Personal information
- Full name: Valentin Tsvetomirov Dimitrov
- Date of birth: 13 February 2006 (age 20)
- Place of birth: Varna, Bulgaria
- Height: 1.83 m (6 ft 0 in)
- Position: Goalkeeper

Team information
- Current team: Spartak Varna
- Number: 89

Youth career
- Cherno More

Senior career*
- Years: Team / Apps / (Gls)
- 2022–2023: Etar II / 3 / (0)
- 2023–2024: Fratria II / 20 / (0)
- 2023–2024: Fratria / 0 / (0)
- 2024–: Spartak Varna II / 41 / (0)
- 2025–: Spartak Varna / 1 / (0)

= Valentin Dimitrov =

Bulgarian footballer

Valentin Dimitrov (Bulgarian: Валентин Димитров; born 13 February 2006) is a Bulgarian footballer who plays as a goalkeeper for Spartak Varna.

==Career==
Dimitrov started his career at his local team Cherno More. In January 2022 he moved to Etar and played for the reserves. In August 2023 he returned to Varna and joined Fratria. He was chosen for captain in the second team.

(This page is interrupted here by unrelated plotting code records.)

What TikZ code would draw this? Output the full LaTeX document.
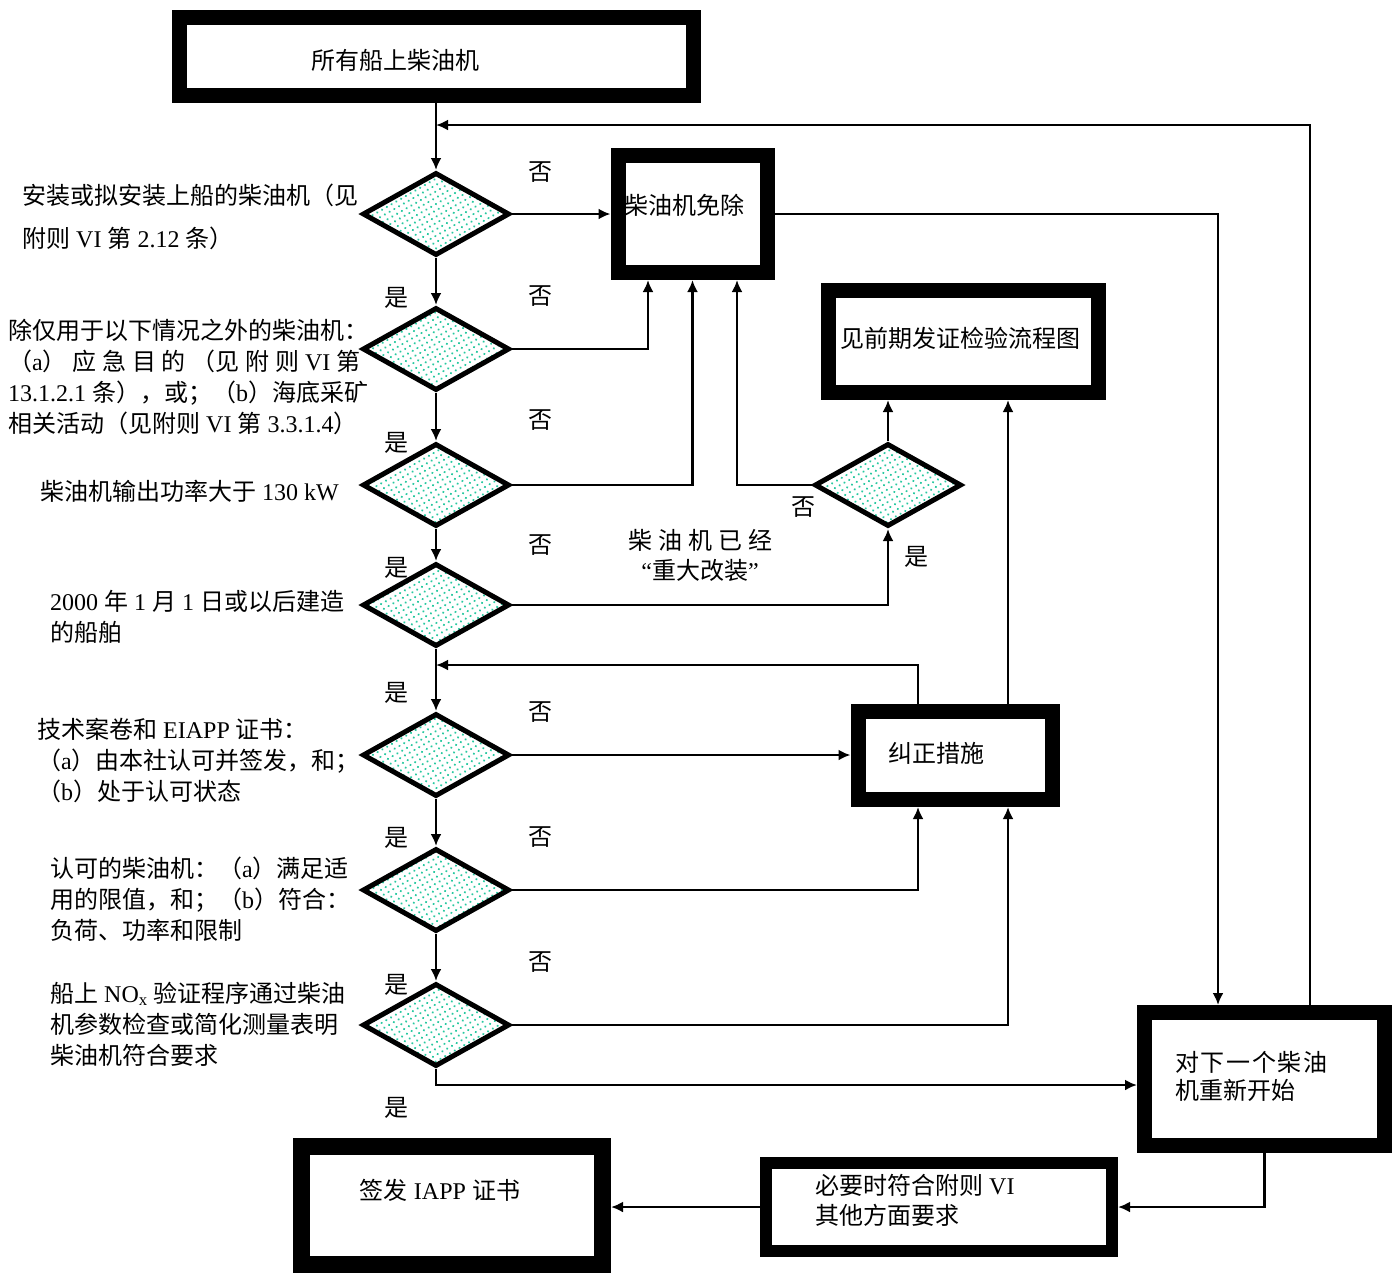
\documentclass[tikz,border=0pt]{standalone}
\usepackage{fontspec}
\setmainfont{Liberation Serif}
\newfontfamily\zhfont{Noto Sans CJK SC}
\XeTeXinterchartokenstate=1
\newXeTeXintercharclass\zhclass
\newcount\zhc
\def\zhrange#1#2{\zhc=#1\relax\loop\XeTeXcharclass\zhc=\zhclass\relax\ifnum\zhc<#2\advance\zhc by 1\repeat}
\zhrange{"3000}{"303F}
\zhrange{"4E00}{"9FFF}
\zhrange{"FF00}{"FFEF}
\XeTeXinterchartoks 0 \zhclass={\begingroup\zhfont}
\XeTeXinterchartoks 4095 \zhclass={\begingroup\zhfont}
\XeTeXinterchartoks \zhclass 0={\endgroup}
\XeTeXinterchartoks \zhclass 4095={\endgroup}
\usepackage{tikz}
\usetikzlibrary{shapes.geometric,arrows.meta,patterns.meta}
\definecolor{dotgreen}{RGB}{40,200,160}

\begin{document}
\begin{tikzpicture}
[x=1pt, y=-1pt, every node/.style={inner sep=0pt},
 box/.style={rectangle, draw=black, line width=15pt, fill=white},
 dia/.style={diamond, draw=black, line width=5pt, minimum width=147pt, minimum height=83pt, pattern={Dots[distance=5.5pt, radius=1.2pt, angle=30]}, pattern color=dotgreen},
 txt/.style={font=\fontsize{24}{31}\selectfont, align=left},
 link/.style={line width=2.5pt, -{Latex[length=12pt, width=11pt]}}]
\useasboundingbox (0,0) rectangle (1399,1275);
\node (b1) [box, minimum width=514pt, minimum height=78pt] at (436,56) {};
\node (b2) [box, minimum width=149pt, minimum height=117pt] at (692.5,214) {};
\node (b3) [box, minimum width=270pt, minimum height=102pt] at (963.5,341.5) {};
\node (b4) [box, minimum width=194pt, minimum height=88pt] at (955,755.5) {};
\node (b5) [box, minimum width=240pt, minimum height=133pt] at (1264.5,1079) {};
\node (b6) [box, line width=12pt, minimum width=346pt, minimum height=88pt] at (939,1207) {};
\node (b7) [box, line width=17pt, minimum width=301pt, minimum height=118pt] at (452,1205.5) {};
\node (d1) [dia] at (436,214) {};
\node (d2) [dia] at (436,349) {};
\node (d3) [dia] at (436,485) {};
\node (d4) [dia] at (436,605) {};
\node (d5) [dia] at (436,755) {};
\node (d6) [dia] at (436,890) {};
\node (d7) [dia] at (436,1025) {};
\node (d8) [dia] at (888,485) {};
\coordinate (t1) at (436,125);
\coordinate (t2) at (436,665);
\draw [link] (b1.south) -- (d1.north);
\draw [link] (d1.south) -- (d2.north);
\draw [link] (d2.south) -- (d3.north);
\draw [link] (d3.south) -- (d4.north);
\draw [link] (d4.south) -- (d5.north);
\draw [link] (d5.south) -- (d6.north);
\draw [link] (d6.south) -- (d7.north);
\draw [link] (d1.east) -- (b2.west);
\draw [link] (d2.east) -| ([xshift=-44.5pt]b2.south);
\draw [link] (d3.east) -| (b2.south);
\draw [link] (d8.west) -| ([xshift=44.5pt]b2.south);
\draw [link] (d4.east) -| (d8.south);
\draw [link] (d8.north) -- (d8.north |- b3.south);
\draw [link] (d5.east) -- (d5.east -| b4.west);
\draw [link] (d6.east) -| ([xshift=-37pt]b4.south);
\draw [link] (d7.east) -| ([xshift=53pt]b4.south);
\draw [link] ([xshift=53pt]b4.north) -- ([xshift=53pt]b4.north |- b3.south);
\draw [link] ([xshift=-37pt]b4.north) |- (t2);
\draw [link] ([xshift=45.5pt]b5.north) |- (t1);
\draw [link] (b2.east) -| ([xshift=-46.5pt]b5.north);
\draw [link] (d7.south) |- ([yshift=-6pt]b5.west);
\draw [link] (b5.south) |- (b6.east);
\draw [link] (b6.west) -- (b6.west -| b7.east);
\node (b1t) [txt] at (395,60) {所有船上柴油机};
\node (b2t) [txt, anchor=west] at (624,205) {柴油机免除};
\node (b3t) [txt] at (960,338) {见前期发证检验流程图};
\node (b4t) [txt, anchor=west] at (888,753) {纠正措施};
\node (b5t) [txt, anchor=west] at (1175,1076) {\makebox[152pt][s]{对\hfil 下\hfil 一\hfil 个\hfil 柴\hfil 油}\\[-3pt]机重新开始};
\node (b6t) [txt, anchor=west] at (815,1200) {必要时符合附则 VI\\[-1pt]其他方面要求};
\node (b7t) [txt] at (440,1190) {签发 IAPP 证书};
\node (d1t) [txt, anchor=west] at (22,216.5) {安装或拟安装上船的柴油机（见\\[12pt]附则 VI 第 2.12 条）};
\node (d2t) [txt, anchor=west] at (8,377) {除仅用于以下情况之外的柴油机：\\\makebox[352pt][s]{（a）\hfil 应\hfil 急\hfil 目\hfil 的\hfil （见\hfil 附\hfil 则\hfil VI\hfil 第}\\13.1.2.1 条），或；（b）海底采矿\\相关活动（见附则 VI 第 3.3.1.4）};
\node (d3t) [txt, anchor=west] at (40,491) {柴油机输出功率大于 130 kW};
\node (d4t) [txt, anchor=west] at (50,616.5) {2000 年 1 月 1 日或以后建造\\的船舶};
\node (d5t) [txt, anchor=west] at (37,760) {技术案卷和 EIAPP 证书：\\（a）由本社认可并签发，和；\\（b）处于认可状态};
\node (d6t) [txt, anchor=west] at (50,899) {认可的柴油机：（a）满足适\\用的限值，和；（b）符合：\\负荷、功率和限制};
\node (d7t) [txt, anchor=west] at (50,1024) {船上 NO\textsubscript{x} 验证程序通过柴油\\机参数检查或简化测量表明\\柴油机符合要求};
\node (d8t) [txt, align=center] at (700,555) {柴 油 机 已 经\\[-1pt]“重大改装”};
\node (y1) [txt] at (396,298) {是};
\node (y2) [txt] at (396,443) {是};
\node (y3) [txt] at (396,568) {是};
\node (y4) [txt] at (396,693) {是};
\node (y5) [txt] at (396,838) {是};
\node (y6) [txt] at (396,985) {是};
\node (y7) [txt] at (396,1108) {是};
\node (y8) [txt] at (916,557) {是};
\node (n1) [txt] at (540,172) {否};
\node (n2) [txt] at (540,296) {否};
\node (n3) [txt] at (540,420) {否};
\node (n4) [txt] at (540,545) {否};
\node (n5) [txt] at (540,712) {否};
\node (n6) [txt] at (540,837) {否};
\node (n7) [txt] at (540,962) {否};
\node (n8) [txt] at (803,507) {否};
\end{tikzpicture}
\end{document}
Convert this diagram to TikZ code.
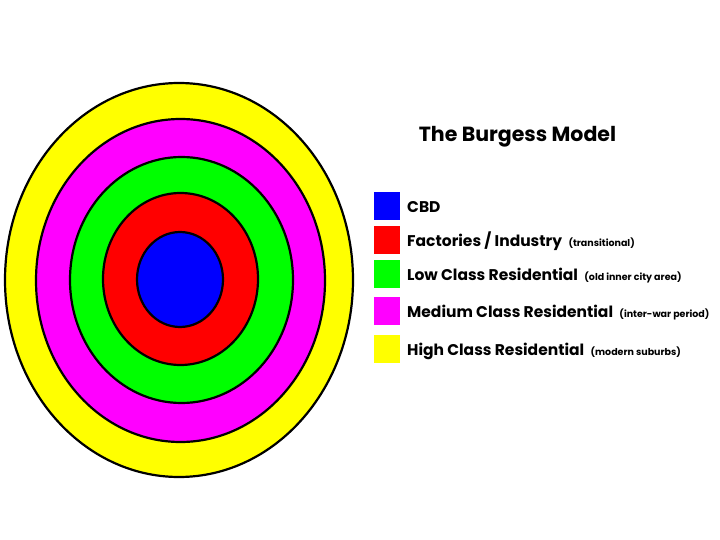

In the summer of 2024 he moved to another team from Varna, Spartak. He spend the 2024–25 season with the second team. In 2025 he started being called in the first team squad. He made his professional debut for the team on 4 April 2026 in a league match against Botev Plovdiv, coming as a substitute in the 45th minute, after Maksym Kovalyov received a red card.